**Directions for this task**
Starting at the first line of the listing below, repeat each line up to and including the one containing "50.4, 50.0, 49.8, 49.6, 49.6];". Leave out pictures.

**Data entries**

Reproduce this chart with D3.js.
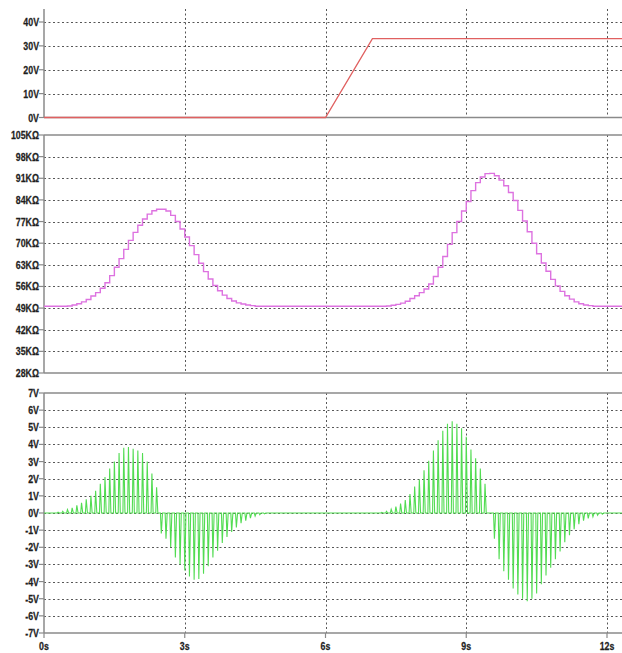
<!DOCTYPE html>
<html><head><meta charset="utf-8">
<script src="https://cdn.jsdelivr.net/npm/d3@7"></script>
<style>
html,body{margin:0;padding:0;background:#fff;}
svg{display:block;}
.lbl{font-family:"Liberation Sans",Arial,sans-serif;font-weight:bold;font-size:11px;fill:#1e1e1e;stroke:#1e1e1e;stroke-width:0.25px;}
</style></head>
<body>
<svg id="c" width="622" height="653"></svg>
<script>
// ---------- data ----------
const timeTicks = [0, 3, 6, 9, 12];
const timeLabels = ["0s", "3s", "6s", "9s", "12s"];

const vinTicks = [0, 10, 20, 30, 40];
const vinLabels = ["0V", "10V", "20V", "30V", "40V"];

const resTicks = [28, 35, 42, 49, 56, 63, 70, 77, 84, 91, 98, 105];
const resLabels = ["28KΩ", "35KΩ", "42KΩ", "49KΩ", "56KΩ", "63KΩ", "70KΩ", "77KΩ", "84KΩ", "91KΩ", "98KΩ", "105KΩ"];

const voutTicks = [-7, -6, -5, -4, -3, -2, -1, 0, 1, 2, 3, 4, 5, 6, 7];
const voutLabels = ["-7V", "-6V", "-5V", "-4V", "-3V", "-2V", "-1V", "0V", "1V", "2V", "3V", "4V", "5V", "6V", "7V"];

// input voltage (V)
const vinTime = [0, 6, 7, 12.33];
const vinVolt = [0, 0, 33, 33];

// resistance staircase (kΩ), value held from each time to the next
const resTime = [0,
  0.5, 0.6, 0.7, 0.8, 0.9, 1.0, 1.1, 1.2, 1.3, 1.4, 1.5, 1.6, 1.7, 1.8, 1.9, 2.0, 2.1, 2.2, 2.3, 2.4,
  2.5, 2.6, 2.7, 2.8, 2.9, 3.0, 3.1, 3.2, 3.3, 3.4, 3.5, 3.6, 3.7, 3.8, 3.9, 4.0, 4.1, 4.2, 4.3, 4.4, 4.5,
  7.3, 7.4, 7.5, 7.6, 7.7, 7.8, 7.9, 8.0, 8.1, 8.2, 8.3, 8.4, 8.5, 8.6, 8.7, 8.8, 8.9, 9.0, 9.1, 9.2, 9.3, 9.4,
  9.5, 9.6, 9.7, 9.8, 9.9, 10.0, 10.1, 10.2, 10.3, 10.4, 10.5, 10.6, 10.7, 10.8, 10.9, 11.0, 11.1, 11.2, 11.3,
  11.4, 11.5, 11.6, 11.7, 12.33];
const resKohm = [49.6,
  49.7, 50.0, 50.4, 51.0, 51.8, 52.9, 54.0, 55.4, 57.2, 59.5, 62.2, 65.0, 68.0, 70.9, 73.5, 75.8, 77.8, 79.4, 80.5, 81.0,
  81.0, 80.4, 79.0, 77.0, 74.6, 72.0, 69.2, 66.3, 63.5, 60.8, 58.4, 56.3, 54.6, 53.2, 52.1, 51.3, 50.7, 50.3, 50.0, 49.8, 49.6,
  49.7, 49.9, 50.2, 50.6, 51.2, 52.1, 53.0, 54.0, 55.2, 56.8, 59.2, 62.2, 65.7, 69.6, 73.4, 77.0, 80.4, 83.5, 87.0, 89.6, 91.4, 92.5,
  92.6, 91.8, 90.4, 88.6, 86.4, 83.8, 80.6, 77.2, 73.7, 70.0, 66.6, 63.6, 60.9, 58.3, 56.2, 54.4, 53.0, 51.9, 51.0,
  50.4, 50.0, 49.8, 49.6, 49.6];

// output pulses (V): time of each spike and its peak
const pulseTime = [
  0.3, 0.4, 0.5, 0.6, 0.7, 0.8, 0.9, 1.0, 1.1, 1.2, 1.3, 1.4, 1.5, 1.6, 1.7, 1.8, 1.9, 2.0, 2.1, 2.2, 2.3, 2.4,
  2.5, 2.6, 2.7, 2.8, 2.9, 3.0, 3.1, 3.2, 3.3, 3.4, 3.5, 3.6, 3.7, 3.8, 3.9, 4.0, 4.1, 4.2, 4.3, 4.4, 4.5, 4.6, 4.7,
  7.2, 7.3, 7.4, 7.5, 7.6, 7.7, 7.8, 7.9, 8.0, 8.1, 8.2, 8.3, 8.4, 8.5, 8.6, 8.7, 8.8, 8.9, 9.0, 9.1, 9.2, 9.3, 9.4,
  9.6, 9.7, 9.8, 9.9, 10.0, 10.1, 10.2, 10.3, 10.4, 10.5, 10.6, 10.7, 10.8, 10.9, 11.0, 11.1, 11.2, 11.3, 11.4, 11.5,
  11.6, 11.7, 11.8, 11.9];
const pulseVolt = [
  0.05, 0.1, 0.2, 0.3, 0.45, 0.6, 0.8, 1.0, 1.3, 1.7, 2.1, 2.6, 3.0, 3.5, 3.8, 3.85, 3.75, 3.65, 3.5, 3.0, 2.3, 1.5,
  -1.2, -1.5, -2.0, -2.6, -3.0, -3.35, -3.7, -3.9, -3.85, -3.55, -3.1, -2.6, -2.2, -1.75, -1.4, -1.1, -0.85, -0.6, -0.45, -0.3, -0.18, -0.1, -0.05,
  0.04, 0.1, 0.22, 0.38, 0.55, 0.75, 1.1, 1.55, 1.95, 2.5, 3.05, 3.65, 4.25, 4.8, 5.2, 5.35, 5.2, 4.95, 4.45, 3.7, 3.2, 2.6, 1.7,
  -1.5, -2.7, -3.4, -3.9, -4.4, -4.75, -5.0, -5.15, -5.0, -4.7, -4.15, -3.65, -3.2, -2.7, -2.25, -1.7, -1.3, -0.95, -0.65, -0.45,
  -0.32, -0.22, -0.13, -0.07];

// ---------- drawing ----------
const svg = d3.select("#c");
const X0 = 44, X1 = 622;
const x = d3.scaleLinear().domain([0, 12]).range([44, 607]);
const tMax = x.invert(X1);

const panels = [
  {y: d3.scaleLinear().domain([0, 40]).range([117.5, 22]), top: 9, bottom: 117.5,
   ticks: vinTicks, labels: vinLabels, topBorder: false},
  {y: d3.scaleLinear().domain([28, 105]).range([373, 135]), top: 135, bottom: 373,
   ticks: resTicks, labels: resLabels, topBorder: true},
  {y: d3.scaleLinear().domain([-7, 7]).range([633, 393]), top: 393, bottom: 633,
   ticks: voutTicks, labels: voutLabels, topBorder: true}
];

const gridColor = "#3a3a3a", axisColor = "#8a8a8a";

panels.forEach(p => {
  const g = svg.append("g");
  p.ticks.forEach(v => {
    const yy = Math.round(p.y(v)) + 0.5;
    if (Math.abs(p.y(v) - p.bottom) < 1 || Math.abs(p.y(v) - p.top) < 1) return;
    g.append("line").attr("x1", X0).attr("x2", X1).attr("y1", yy).attr("y2", yy)
      .attr("stroke", gridColor).attr("stroke-width", 1).attr("stroke-dasharray", "2,2.5").attr("opacity", 0.85);
  });
  timeTicks.slice(1).forEach(t => {
    const xx = Math.round(x(t)) + 0.5;
    g.append("line").attr("x1", xx).attr("x2", xx).attr("y1", p.top).attr("y2", p.bottom)
      .attr("stroke", gridColor).attr("stroke-width", 1).attr("stroke-dasharray", "2,2.5").attr("opacity", 0.85);
  });
  g.append("line").attr("x1", X0).attr("x2", X1).attr("y1", p.bottom).attr("y2", p.bottom)
    .attr("stroke", axisColor).attr("stroke-width", 1.5);
  if (p.topBorder) g.append("line").attr("x1", X0).attr("x2", X1).attr("y1", p.top).attr("y2", p.top)
    .attr("stroke", axisColor).attr("stroke-width", 1.5);
  g.append("line").attr("x1", X0).attr("x2", X0).attr("y1", p.top).attr("y2", p.bottom)
    .attr("stroke", axisColor).attr("stroke-width", 1.5);
  p.ticks.forEach((v, i) => {
    const yy = p.y(v);
    g.append("line").attr("x1", 39).attr("x2", X0).attr("y1", yy).attr("y2", yy)
      .attr("stroke", axisColor).attr("stroke-width", 1.2);
    g.append("text").attr("class", "lbl").attr("text-anchor", "end")
      .attr("transform", `translate(39,${yy + 4}) scale(0.8,1)`).text(p.labels[i]);
  });
});

timeTicks.forEach((t, i) => {
  svg.append("line").attr("x1", x(t)).attr("x2", x(t)).attr("y1", 633).attr("y2", 638)
    .attr("stroke", axisColor).attr("stroke-width", 1.2);
  svg.append("text").attr("class", "lbl").attr("text-anchor", "middle")
    .attr("transform", `translate(${x(t)},650) scale(0.8,1)`).text(timeLabels[i]);
});

const pV = panels[0], pR = panels[1], pO = panels[2];
const vinData = vinTime.map((t, i) => [t, vinVolt[i]]);
svg.append("path").datum(vinData)
  .attr("d", d3.line().x(d => x(d[0])).y(d => pV.y(d[1])))
  .attr("fill", "none").attr("stroke", "#e06060").attr("stroke-width", 1.3);

const resData = resTime.map((t, i) => [t, resKohm[i]]);
svg.append("path").datum(resData)
  .attr("d", d3.line().x(d => x(d[0])).y(d => pR.y(d[1])).curve(d3.curveStepAfter))
  .attr("fill", "none").attr("stroke", "#dd72e0").attr("stroke-width", 1.4);

const outData = [[0, 0]];
pulseTime.forEach((t, i) => {
  outData.push([t - 0.018, 0], [t, pulseVolt[i]], [t + 0.026, 0]);
});
outData.push([tMax, 0]);
svg.append("path").datum(outData)
  .attr("d", d3.line().x(d => x(d[0])).y(d => pO.y(d[1])))
  .attr("fill", "none").attr("stroke", "#52dc52").attr("stroke-width", 1.1);
</script>
</body></html>
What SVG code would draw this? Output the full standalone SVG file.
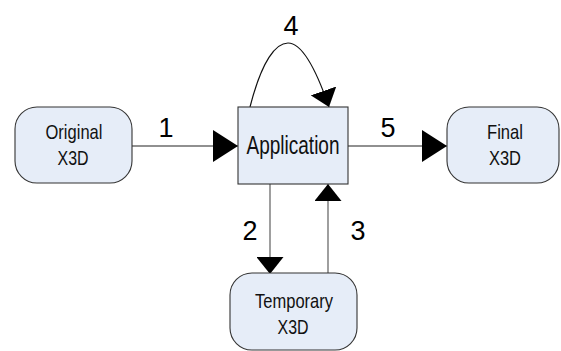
<svg xmlns="http://www.w3.org/2000/svg" width="561" height="351" viewBox="0 0 561 351">
  <style>
    .box { fill: #e6edf8; stroke: #333; stroke-width: 1.1; }
    .lbl { font-family: "Liberation Sans", Arial, sans-serif; font-size: 21px; fill: #111; text-anchor: middle; }
    .big { font-family: "Liberation Sans", Arial, sans-serif; font-size: 26px; fill: #111; text-anchor: middle; }
    .num { font-family: "Liberation Sans", Arial, sans-serif; font-size: 27px; fill: #000; text-anchor: middle; }
    .wire { fill: none; stroke: #6b6b6b; stroke-width: 1.3; }
    .loop { fill: none; stroke: #111; stroke-width: 1.2; }
  </style>
  <defs>
    <marker id="headH" markerUnits="userSpaceOnUse" markerWidth="25" markerHeight="32" refX="25" refY="16" orient="auto" viewBox="0 0 25 32">
      <path d="M0,0 L25,16 L0,32 Z" fill="#000"/>
    </marker>
    <marker id="headV" markerUnits="userSpaceOnUse" markerWidth="17" markerHeight="27" refX="17" refY="13.5" orient="auto" viewBox="0 0 17 27">
      <path d="M0,0 L17,13.5 L0,27 Z" fill="#000"/>
    </marker>
  </defs>

  <g id="connectors">
    <path class="wire" d="M132,146 L238,146" marker-end="url(#headH)"/>
    <path class="loop" d="M250,107 C262,60 276,43 288,43 C303,43 318,75 329,107" marker-end="url(#headV)"/>
    <path class="wire" d="M348,146 L447,146" marker-end="url(#headH)"/>
    <path class="wire" d="M270,184 L270,274" marker-end="url(#headV)"/>
    <path class="wire" d="M328,273 L328,184" marker-end="url(#headV)"/>
    <text class="num" x="166" y="137">1</text>
    <text class="num" x="250" y="240">2</text>
    <text class="num" x="358" y="240">3</text>
    <text class="num" x="291" y="35">4</text>
    <text class="num" x="388" y="137">5</text>
  </g>

  <g id="original">
    <rect class="box" x="15" y="107" width="117" height="76" rx="22" ry="22"/>
    <text class="lbl" x="74" y="139" textLength="57" lengthAdjust="spacingAndGlyphs">Original</text>
    <text class="lbl" x="73" y="165" textLength="31" lengthAdjust="spacingAndGlyphs">X3D</text>
  </g>

  <g id="application">
    <rect class="box" x="238" y="107" width="110" height="77"/>
    <text class="big" x="293" y="154" textLength="93" lengthAdjust="spacingAndGlyphs">Application</text>
  </g>

  <g id="final">
    <rect class="box" x="447" y="107" width="112" height="76" rx="22" ry="22"/>
    <text class="lbl" x="505" y="139" textLength="36" lengthAdjust="spacingAndGlyphs">Final</text>
    <text class="lbl" x="505" y="165" textLength="32" lengthAdjust="spacingAndGlyphs">X3D</text>
  </g>

  <g id="temporary">
    <rect class="box" x="230" y="273" width="127" height="77" rx="22" ry="22"/>
    <text class="lbl" x="294" y="308" textLength="78" lengthAdjust="spacingAndGlyphs">Temporary</text>
    <text class="lbl" x="293" y="334" textLength="31" lengthAdjust="spacingAndGlyphs">X3D</text>
  </g>
</svg>
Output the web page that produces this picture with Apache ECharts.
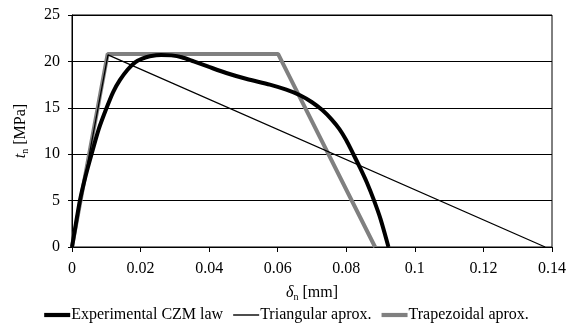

**Task response**
Reproduce this chart with D3.js.
<!DOCTYPE html>
<html><head><meta charset="utf-8">
<script src="https://cdn.jsdelivr.net/npm/d3@7"></script>
<style>
html,body{margin:0;padding:0;background:#fff;}
svg{display:block;}
.lbl{font-family:"Liberation Sans",Arial,sans-serif;font-weight:bold;font-size:11px;fill:#1e1e1e;stroke:#1e1e1e;stroke-width:0.25px;}
</style></head>
<body>
<svg id="c" width="622" height="653"></svg>
<script>
// ---------- data ----------
const timeTicks = [0, 3, 6, 9, 12];
const timeLabels = ["0s", "3s", "6s", "9s", "12s"];

const vinTicks = [0, 10, 20, 30, 40];
const vinLabels = ["0V", "10V", "20V", "30V", "40V"];

const resTicks = [28, 35, 42, 49, 56, 63, 70, 77, 84, 91, 98, 105];
const resLabels = ["28KΩ", "35KΩ", "42KΩ", "49KΩ", "56KΩ", "63KΩ", "70KΩ", "77KΩ", "84KΩ", "91KΩ", "98KΩ", "105KΩ"];

const voutTicks = [-7, -6, -5, -4, -3, -2, -1, 0, 1, 2, 3, 4, 5, 6, 7];
const voutLabels = ["-7V", "-6V", "-5V", "-4V", "-3V", "-2V", "-1V", "0V", "1V", "2V", "3V", "4V", "5V", "6V", "7V"];

// input voltage (V)
const vinTime = [0, 6, 7, 12.33];
const vinVolt = [0, 0, 33, 33];

// resistance staircase (kΩ), value held from each time to the next
const resTime = [0,
  0.5, 0.6, 0.7, 0.8, 0.9, 1.0, 1.1, 1.2, 1.3, 1.4, 1.5, 1.6, 1.7, 1.8, 1.9, 2.0, 2.1, 2.2, 2.3, 2.4,
  2.5, 2.6, 2.7, 2.8, 2.9, 3.0, 3.1, 3.2, 3.3, 3.4, 3.5, 3.6, 3.7, 3.8, 3.9, 4.0, 4.1, 4.2, 4.3, 4.4, 4.5,
  7.3, 7.4, 7.5, 7.6, 7.7, 7.8, 7.9, 8.0, 8.1, 8.2, 8.3, 8.4, 8.5, 8.6, 8.7, 8.8, 8.9, 9.0, 9.1, 9.2, 9.3, 9.4,
  9.5, 9.6, 9.7, 9.8, 9.9, 10.0, 10.1, 10.2, 10.3, 10.4, 10.5, 10.6, 10.7, 10.8, 10.9, 11.0, 11.1, 11.2, 11.3,
  11.4, 11.5, 11.6, 11.7, 12.33];
const resKohm = [49.6,
  49.7, 50.0, 50.4, 51.0, 51.8, 52.9, 54.0, 55.4, 57.2, 59.5, 62.2, 65.0, 68.0, 70.9, 73.5, 75.8, 77.8, 79.4, 80.5, 81.0,
  81.0, 80.4, 79.0, 77.0, 74.6, 72.0, 69.2, 66.3, 63.5, 60.8, 58.4, 56.3, 54.6, 53.2, 52.1, 51.3, 50.7, 50.3, 50.0, 49.8, 49.6,
  49.7, 49.9, 50.2, 50.6, 51.2, 52.1, 53.0, 54.0, 55.2, 56.8, 59.2, 62.2, 65.7, 69.6, 73.4, 77.0, 80.4, 83.5, 87.0, 89.6, 91.4, 92.5,
  92.6, 91.8, 90.4, 88.6, 86.4, 83.8, 80.6, 77.2, 73.7, 70.0, 66.6, 63.6, 60.9, 58.3, 56.2, 54.4, 53.0, 51.9, 51.0,
  50.4, 50.0, 49.8, 49.6, 49.6];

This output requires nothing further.